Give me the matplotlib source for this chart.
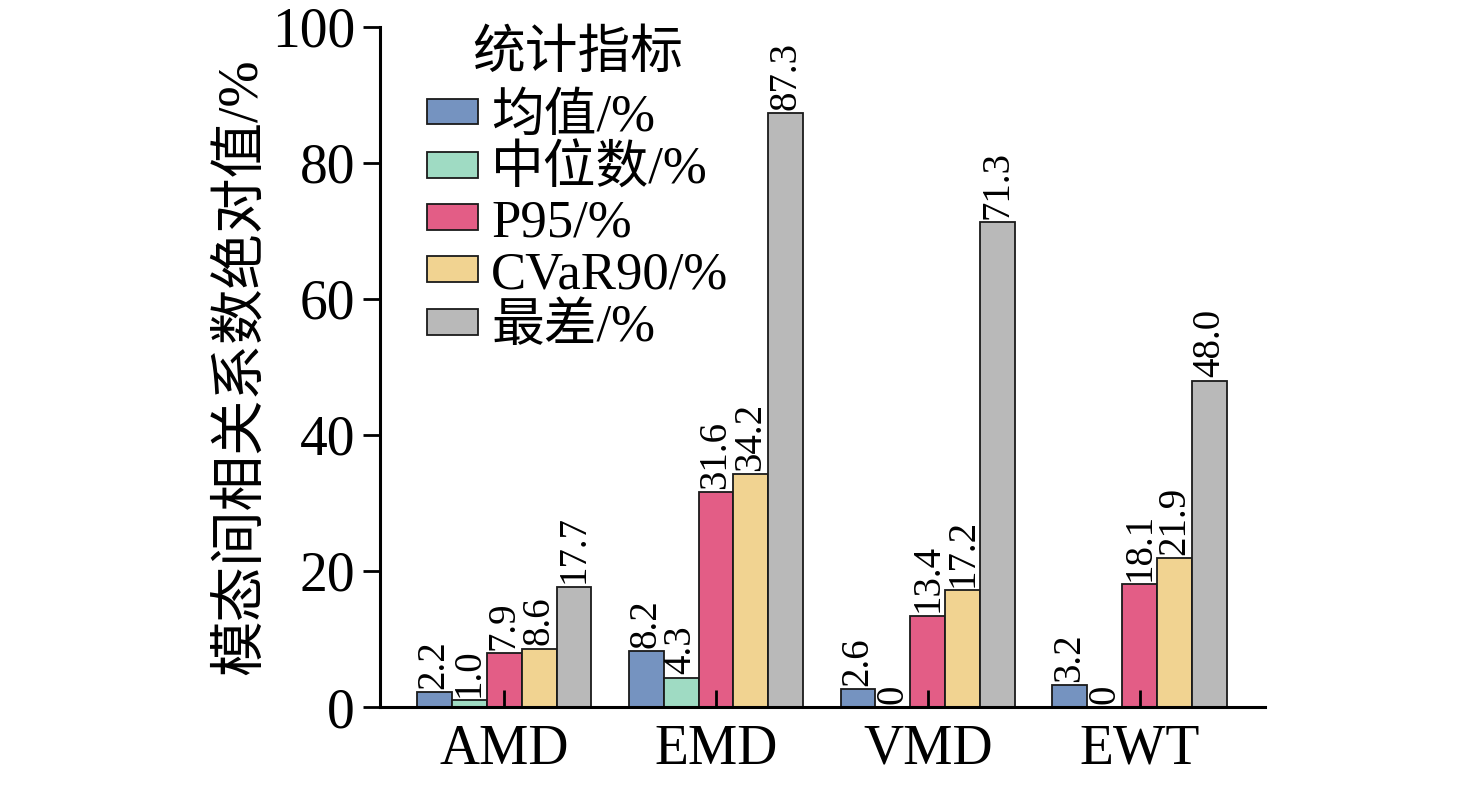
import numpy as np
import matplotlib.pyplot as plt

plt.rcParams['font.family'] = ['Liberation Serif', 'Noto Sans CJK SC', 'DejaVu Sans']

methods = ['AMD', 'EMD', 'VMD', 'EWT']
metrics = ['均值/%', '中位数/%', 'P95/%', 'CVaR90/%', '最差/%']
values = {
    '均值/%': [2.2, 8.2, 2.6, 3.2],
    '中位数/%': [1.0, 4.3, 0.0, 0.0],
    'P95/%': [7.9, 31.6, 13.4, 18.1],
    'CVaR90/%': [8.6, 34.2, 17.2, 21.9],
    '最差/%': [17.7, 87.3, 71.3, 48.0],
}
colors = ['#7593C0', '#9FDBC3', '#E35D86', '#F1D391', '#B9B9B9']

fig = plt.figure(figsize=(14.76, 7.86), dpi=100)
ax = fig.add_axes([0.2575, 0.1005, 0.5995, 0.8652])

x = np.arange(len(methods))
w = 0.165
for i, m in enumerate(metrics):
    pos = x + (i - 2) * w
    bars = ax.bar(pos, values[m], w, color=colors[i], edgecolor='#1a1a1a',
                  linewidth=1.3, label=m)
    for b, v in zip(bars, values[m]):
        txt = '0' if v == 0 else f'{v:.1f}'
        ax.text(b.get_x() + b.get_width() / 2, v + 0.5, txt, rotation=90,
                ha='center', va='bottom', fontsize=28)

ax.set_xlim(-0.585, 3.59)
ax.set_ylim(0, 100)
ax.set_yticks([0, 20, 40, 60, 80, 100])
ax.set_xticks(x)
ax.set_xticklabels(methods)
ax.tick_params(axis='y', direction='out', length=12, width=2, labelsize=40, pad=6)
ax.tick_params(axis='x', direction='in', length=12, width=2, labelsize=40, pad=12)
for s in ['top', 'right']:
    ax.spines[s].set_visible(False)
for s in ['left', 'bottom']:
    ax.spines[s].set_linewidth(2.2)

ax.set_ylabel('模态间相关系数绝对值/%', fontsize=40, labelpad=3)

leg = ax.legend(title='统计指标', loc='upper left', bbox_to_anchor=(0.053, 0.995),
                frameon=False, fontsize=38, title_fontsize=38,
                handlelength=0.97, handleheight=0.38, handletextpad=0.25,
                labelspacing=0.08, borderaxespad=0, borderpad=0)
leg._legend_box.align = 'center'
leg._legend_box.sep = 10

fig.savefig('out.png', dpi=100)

+ + + + +

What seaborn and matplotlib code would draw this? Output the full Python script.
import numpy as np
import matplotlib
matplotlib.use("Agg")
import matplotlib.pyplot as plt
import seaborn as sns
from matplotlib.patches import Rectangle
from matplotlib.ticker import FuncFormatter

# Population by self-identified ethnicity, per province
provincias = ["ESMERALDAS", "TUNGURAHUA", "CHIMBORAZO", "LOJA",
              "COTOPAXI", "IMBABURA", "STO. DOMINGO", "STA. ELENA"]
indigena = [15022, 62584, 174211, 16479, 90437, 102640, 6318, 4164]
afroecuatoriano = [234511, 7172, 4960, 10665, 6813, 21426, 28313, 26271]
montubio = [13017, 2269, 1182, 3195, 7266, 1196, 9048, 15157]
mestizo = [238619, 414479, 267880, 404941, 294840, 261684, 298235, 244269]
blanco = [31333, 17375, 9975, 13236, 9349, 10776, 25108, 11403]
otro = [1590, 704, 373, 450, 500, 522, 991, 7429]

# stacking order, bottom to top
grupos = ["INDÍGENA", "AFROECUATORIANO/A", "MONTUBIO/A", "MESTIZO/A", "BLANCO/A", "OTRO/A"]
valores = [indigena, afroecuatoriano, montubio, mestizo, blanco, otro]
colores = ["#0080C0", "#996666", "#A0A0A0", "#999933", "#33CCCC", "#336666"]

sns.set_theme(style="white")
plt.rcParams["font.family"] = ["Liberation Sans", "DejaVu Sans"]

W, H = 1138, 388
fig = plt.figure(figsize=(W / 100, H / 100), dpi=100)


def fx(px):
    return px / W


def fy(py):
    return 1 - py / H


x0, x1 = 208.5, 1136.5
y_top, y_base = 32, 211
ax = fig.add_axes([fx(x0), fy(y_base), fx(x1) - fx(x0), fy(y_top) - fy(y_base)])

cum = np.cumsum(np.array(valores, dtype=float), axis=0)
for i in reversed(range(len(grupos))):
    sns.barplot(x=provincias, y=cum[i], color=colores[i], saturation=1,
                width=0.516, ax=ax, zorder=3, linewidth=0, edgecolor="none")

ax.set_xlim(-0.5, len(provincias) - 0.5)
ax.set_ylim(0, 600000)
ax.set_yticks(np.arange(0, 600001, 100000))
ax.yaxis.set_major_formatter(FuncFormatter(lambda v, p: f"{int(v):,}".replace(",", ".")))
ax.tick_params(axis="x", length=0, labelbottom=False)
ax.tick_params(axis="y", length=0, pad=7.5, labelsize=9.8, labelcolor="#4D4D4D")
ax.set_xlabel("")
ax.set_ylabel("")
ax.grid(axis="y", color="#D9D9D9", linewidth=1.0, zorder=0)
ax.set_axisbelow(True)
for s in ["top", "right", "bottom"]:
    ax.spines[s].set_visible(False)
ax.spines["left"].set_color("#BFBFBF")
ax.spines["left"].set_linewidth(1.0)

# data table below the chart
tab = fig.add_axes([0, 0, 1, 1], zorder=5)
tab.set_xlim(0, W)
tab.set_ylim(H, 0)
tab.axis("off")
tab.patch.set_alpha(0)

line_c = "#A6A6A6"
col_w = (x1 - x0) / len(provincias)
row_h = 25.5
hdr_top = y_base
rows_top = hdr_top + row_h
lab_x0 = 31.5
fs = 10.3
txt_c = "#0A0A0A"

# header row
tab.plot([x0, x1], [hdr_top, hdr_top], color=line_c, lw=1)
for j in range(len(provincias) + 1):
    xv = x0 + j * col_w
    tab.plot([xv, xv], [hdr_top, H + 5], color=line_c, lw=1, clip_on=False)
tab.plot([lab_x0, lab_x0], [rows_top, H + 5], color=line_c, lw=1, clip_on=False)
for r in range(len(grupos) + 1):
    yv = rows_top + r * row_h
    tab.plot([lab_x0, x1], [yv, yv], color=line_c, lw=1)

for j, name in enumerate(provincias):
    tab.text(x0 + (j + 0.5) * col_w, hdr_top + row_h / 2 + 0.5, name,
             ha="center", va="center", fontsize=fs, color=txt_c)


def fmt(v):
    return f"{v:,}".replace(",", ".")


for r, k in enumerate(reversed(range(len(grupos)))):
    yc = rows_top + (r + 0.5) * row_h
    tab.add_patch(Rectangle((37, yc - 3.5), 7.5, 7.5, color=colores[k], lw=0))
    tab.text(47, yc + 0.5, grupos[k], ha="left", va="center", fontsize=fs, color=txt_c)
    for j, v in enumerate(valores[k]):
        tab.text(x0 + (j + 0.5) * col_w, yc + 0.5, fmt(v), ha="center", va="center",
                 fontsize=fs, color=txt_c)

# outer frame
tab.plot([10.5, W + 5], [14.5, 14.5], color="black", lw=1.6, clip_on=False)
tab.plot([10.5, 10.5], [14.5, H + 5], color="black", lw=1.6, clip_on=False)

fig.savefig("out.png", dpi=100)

+ + + + +

* [What this task involves] Set down exactly the lines above, from the line containing "Give me the matplotlib source for this chart." through the line containing "plt.rcParams['font.family'] = ['Liberation". Skip the pictures.

* [Solution for this task]
Give me the matplotlib source for this chart.
import numpy as np
import matplotlib.pyplot as plt

plt.rcParams['font.family'] = ['Liberation Serif', 'Noto Sans CJK SC', 'DejaVu Sans']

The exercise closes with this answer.